Among problems that have surfaced in the negotiations is the time-table of tariff reductions, sources say.
But Tang said at a meeting with his ASEAN counterparts in Brunei that he was confident the two sides would be able to resolve the hitches and emerge with the framework pact as scheduled, AFP reported.
China's Deputy Foreign Minister Wang Yi said separately Thursday that Beijing was receptive to an ASEAN request that China cut tariffs on a number of ASEAN goods before the Free Trade Area is established.
Wang said that would not conflict with China's commitments as a new member of the World Trade Organization (WTO).
"It will be within the agreements of the WTO," Wang said, adding that China has basically agreed to the request, but that the details needed to be worked out. Tang also said China's overall relationship with ASEAN has gained a "new momentum of development, which should be carried forward."
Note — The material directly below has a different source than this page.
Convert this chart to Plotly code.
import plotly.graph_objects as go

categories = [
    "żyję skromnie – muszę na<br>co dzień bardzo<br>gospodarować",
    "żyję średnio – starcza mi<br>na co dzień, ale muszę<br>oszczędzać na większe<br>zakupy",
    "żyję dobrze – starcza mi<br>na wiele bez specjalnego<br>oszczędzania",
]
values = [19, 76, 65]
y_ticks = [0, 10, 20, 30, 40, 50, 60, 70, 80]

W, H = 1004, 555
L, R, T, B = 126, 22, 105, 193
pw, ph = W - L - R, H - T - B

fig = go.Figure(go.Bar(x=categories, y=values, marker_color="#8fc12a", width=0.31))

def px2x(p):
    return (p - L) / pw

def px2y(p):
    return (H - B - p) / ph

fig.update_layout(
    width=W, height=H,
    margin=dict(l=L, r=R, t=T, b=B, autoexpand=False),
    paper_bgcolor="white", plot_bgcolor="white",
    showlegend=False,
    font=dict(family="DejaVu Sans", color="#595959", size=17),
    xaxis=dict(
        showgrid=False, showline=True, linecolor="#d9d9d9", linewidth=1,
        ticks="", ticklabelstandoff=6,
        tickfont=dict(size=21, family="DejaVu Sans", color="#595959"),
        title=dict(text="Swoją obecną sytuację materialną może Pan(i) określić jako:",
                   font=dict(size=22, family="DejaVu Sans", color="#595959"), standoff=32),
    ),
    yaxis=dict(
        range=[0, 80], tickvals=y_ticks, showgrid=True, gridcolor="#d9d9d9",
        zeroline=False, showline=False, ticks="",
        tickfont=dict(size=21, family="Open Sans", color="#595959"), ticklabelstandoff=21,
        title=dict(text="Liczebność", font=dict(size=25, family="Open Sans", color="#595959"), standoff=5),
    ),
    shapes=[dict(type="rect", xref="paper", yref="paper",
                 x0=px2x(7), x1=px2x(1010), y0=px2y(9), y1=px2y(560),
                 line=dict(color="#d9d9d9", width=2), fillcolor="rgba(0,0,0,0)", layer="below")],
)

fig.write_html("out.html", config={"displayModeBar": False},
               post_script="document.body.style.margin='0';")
"There have been constant exchanges of high level visits, markedly increased mutual trust in the political arena and continuously strengthened economic cooperation and trade," Tang noted.
Bilateral trade between China and ASEAN countries had maintained an average annual growth rate of 15 percent, he said.
Bilateral trade in the first half of this year reached $23.55 billion, representing an increase of 18.7 percent over the same period last year, he said.
China and ASEAN last November agreed to set up the world's biggest free trade area in 10 years. At the meeting Thursday, Tang also presented China's position paper to ASEAN members reiterating its call for a "new security concept."
In the paper, Beijing said all countries should transcend differences in ideology and social system, discard the cold war mentality and power politics and refrain from mutual suspicion and hostility.
Countries should also refrain from interfering in each others' internal affairs, it said.
The paper reflected Beijing's problems with the United States.
China in recent years has actively cultivated relations with Southeast Asian countries -- mainly by trying to appease their fears that it could be a military threat in the region and trying to forge closer economic ties.
But the United States stole the limelight from China at the ASEAN ministerial and the ASEAN Regional Forum (ARF) meetings in Brunei this week, signing a broad anti-terrorism accord with Southeast Asian countries.
This week, China proposed its own East Asian anti-terrorism mechanism -- a regular ministerial meeting on counter-terrorism for ASEAN and China, Japan and South Korea.